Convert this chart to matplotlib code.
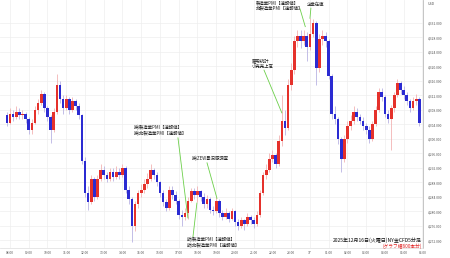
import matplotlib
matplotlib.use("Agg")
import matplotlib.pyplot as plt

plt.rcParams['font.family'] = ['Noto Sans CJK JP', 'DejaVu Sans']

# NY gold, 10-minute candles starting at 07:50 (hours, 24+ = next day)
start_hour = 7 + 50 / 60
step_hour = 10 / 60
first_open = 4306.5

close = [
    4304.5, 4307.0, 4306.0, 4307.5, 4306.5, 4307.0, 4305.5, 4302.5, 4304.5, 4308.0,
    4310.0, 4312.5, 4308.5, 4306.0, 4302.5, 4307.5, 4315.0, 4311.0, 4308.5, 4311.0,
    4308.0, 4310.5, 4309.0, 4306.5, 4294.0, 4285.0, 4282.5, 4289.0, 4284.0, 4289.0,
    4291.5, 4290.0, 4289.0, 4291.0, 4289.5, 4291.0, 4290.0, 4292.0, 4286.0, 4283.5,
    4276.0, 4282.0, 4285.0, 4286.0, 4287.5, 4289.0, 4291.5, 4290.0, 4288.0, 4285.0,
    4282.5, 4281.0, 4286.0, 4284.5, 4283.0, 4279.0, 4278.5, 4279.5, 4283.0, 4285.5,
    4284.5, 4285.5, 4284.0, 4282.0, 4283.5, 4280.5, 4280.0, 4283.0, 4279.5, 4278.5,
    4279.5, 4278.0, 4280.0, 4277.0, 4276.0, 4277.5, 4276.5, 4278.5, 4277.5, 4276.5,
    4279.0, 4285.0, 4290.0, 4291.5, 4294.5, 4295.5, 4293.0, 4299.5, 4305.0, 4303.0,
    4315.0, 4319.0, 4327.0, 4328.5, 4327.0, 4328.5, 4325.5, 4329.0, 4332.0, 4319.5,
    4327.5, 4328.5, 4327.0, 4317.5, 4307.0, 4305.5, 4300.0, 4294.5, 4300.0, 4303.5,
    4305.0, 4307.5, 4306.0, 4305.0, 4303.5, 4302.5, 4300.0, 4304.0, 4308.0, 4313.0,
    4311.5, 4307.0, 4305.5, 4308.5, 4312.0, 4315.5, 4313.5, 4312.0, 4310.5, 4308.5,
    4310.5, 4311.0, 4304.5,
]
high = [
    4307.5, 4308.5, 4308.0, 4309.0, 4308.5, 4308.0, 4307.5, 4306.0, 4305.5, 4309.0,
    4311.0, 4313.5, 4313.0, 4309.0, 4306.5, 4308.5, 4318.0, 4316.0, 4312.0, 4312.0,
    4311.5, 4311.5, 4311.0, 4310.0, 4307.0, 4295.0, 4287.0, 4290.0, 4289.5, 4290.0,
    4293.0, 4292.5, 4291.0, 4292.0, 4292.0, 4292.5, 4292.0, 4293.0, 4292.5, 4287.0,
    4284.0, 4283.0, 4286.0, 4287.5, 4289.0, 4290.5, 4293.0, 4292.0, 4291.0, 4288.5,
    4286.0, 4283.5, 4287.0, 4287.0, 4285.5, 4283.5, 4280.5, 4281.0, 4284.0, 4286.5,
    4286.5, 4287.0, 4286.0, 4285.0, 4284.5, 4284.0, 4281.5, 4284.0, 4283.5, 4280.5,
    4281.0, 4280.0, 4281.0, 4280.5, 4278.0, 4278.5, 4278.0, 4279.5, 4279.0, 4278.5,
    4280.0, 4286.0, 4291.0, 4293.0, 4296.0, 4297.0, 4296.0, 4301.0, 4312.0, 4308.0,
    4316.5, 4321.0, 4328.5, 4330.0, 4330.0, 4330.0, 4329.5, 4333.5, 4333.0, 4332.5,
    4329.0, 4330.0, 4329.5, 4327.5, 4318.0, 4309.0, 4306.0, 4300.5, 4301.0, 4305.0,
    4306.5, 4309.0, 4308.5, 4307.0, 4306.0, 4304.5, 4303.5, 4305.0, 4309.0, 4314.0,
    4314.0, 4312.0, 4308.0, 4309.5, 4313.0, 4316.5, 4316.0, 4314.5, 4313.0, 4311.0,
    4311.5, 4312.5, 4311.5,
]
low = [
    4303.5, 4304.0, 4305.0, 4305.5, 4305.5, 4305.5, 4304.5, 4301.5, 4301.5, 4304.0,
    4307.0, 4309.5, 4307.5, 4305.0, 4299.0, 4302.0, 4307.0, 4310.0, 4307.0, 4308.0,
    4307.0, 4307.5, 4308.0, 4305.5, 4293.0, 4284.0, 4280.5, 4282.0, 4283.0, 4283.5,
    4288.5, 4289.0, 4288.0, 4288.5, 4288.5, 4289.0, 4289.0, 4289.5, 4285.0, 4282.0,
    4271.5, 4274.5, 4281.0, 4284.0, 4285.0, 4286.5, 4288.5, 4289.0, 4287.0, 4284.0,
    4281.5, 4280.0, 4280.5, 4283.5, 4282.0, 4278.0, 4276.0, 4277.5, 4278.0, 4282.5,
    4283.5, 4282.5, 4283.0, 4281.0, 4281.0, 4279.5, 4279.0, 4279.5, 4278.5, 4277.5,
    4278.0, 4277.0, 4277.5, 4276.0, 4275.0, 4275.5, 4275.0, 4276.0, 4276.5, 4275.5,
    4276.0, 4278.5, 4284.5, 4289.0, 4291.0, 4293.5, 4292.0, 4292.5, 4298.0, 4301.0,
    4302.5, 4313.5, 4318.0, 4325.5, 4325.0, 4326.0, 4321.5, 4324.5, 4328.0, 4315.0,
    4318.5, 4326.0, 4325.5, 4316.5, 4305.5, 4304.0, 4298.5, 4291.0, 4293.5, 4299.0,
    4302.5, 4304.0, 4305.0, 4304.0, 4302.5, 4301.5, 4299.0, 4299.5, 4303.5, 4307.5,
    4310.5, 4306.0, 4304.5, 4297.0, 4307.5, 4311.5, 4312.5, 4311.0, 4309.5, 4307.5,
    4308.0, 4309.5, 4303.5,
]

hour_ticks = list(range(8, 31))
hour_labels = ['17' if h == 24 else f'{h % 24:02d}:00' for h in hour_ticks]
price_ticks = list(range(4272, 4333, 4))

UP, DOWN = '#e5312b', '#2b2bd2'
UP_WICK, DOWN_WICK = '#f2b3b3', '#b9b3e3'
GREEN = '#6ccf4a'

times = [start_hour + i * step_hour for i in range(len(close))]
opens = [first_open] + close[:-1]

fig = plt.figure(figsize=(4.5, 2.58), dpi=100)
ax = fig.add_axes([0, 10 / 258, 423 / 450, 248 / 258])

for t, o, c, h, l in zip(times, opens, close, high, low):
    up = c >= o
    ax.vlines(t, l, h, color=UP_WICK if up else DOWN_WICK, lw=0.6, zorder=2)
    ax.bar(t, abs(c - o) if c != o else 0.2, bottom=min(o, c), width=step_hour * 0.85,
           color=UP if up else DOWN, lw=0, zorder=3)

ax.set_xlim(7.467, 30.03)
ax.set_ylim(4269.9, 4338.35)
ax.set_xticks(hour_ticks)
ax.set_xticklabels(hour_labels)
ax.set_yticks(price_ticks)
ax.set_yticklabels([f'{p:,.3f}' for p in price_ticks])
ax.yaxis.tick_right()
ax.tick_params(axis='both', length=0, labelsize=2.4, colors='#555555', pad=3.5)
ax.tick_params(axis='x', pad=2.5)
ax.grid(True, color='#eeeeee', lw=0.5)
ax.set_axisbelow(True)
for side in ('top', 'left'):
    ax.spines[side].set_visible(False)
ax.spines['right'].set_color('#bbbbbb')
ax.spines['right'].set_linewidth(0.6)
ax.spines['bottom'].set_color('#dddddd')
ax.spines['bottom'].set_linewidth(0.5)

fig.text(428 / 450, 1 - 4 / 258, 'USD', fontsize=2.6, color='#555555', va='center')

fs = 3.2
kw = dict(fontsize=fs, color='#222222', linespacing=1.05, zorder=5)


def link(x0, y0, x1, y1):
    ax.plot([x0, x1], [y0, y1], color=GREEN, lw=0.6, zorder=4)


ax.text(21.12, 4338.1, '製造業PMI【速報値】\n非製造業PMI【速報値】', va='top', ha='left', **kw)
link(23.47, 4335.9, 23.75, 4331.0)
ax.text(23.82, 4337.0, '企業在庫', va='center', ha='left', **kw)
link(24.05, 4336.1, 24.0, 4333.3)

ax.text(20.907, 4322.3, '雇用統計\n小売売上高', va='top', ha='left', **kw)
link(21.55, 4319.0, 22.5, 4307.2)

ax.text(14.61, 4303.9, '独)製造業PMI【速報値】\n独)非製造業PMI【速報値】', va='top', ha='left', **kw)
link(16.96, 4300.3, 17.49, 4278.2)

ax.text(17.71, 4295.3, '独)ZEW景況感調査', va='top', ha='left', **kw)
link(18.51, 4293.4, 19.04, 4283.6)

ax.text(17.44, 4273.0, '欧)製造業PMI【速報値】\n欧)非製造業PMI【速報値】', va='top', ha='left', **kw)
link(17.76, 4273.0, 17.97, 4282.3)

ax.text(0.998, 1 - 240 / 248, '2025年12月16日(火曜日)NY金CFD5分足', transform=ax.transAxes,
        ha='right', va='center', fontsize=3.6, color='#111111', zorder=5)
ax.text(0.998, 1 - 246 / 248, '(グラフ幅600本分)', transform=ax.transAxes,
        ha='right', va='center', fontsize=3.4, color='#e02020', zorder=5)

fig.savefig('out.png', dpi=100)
· · ·
With all pictures left out, please transcribe exactly the lines from the start of the material through the line with "first_open = 4306.5".

Convert this chart to matplotlib code.
import matplotlib
matplotlib.use("Agg")
import matplotlib.pyplot as plt

plt.rcParams['font.family'] = ['Noto Sans CJK JP', 'DejaVu Sans']

# NY gold, 10-minute candles starting at 07:50 (hours, 24+ = next day)
start_hour = 7 + 50 / 60
step_hour = 10 / 60
first_open = 4306.5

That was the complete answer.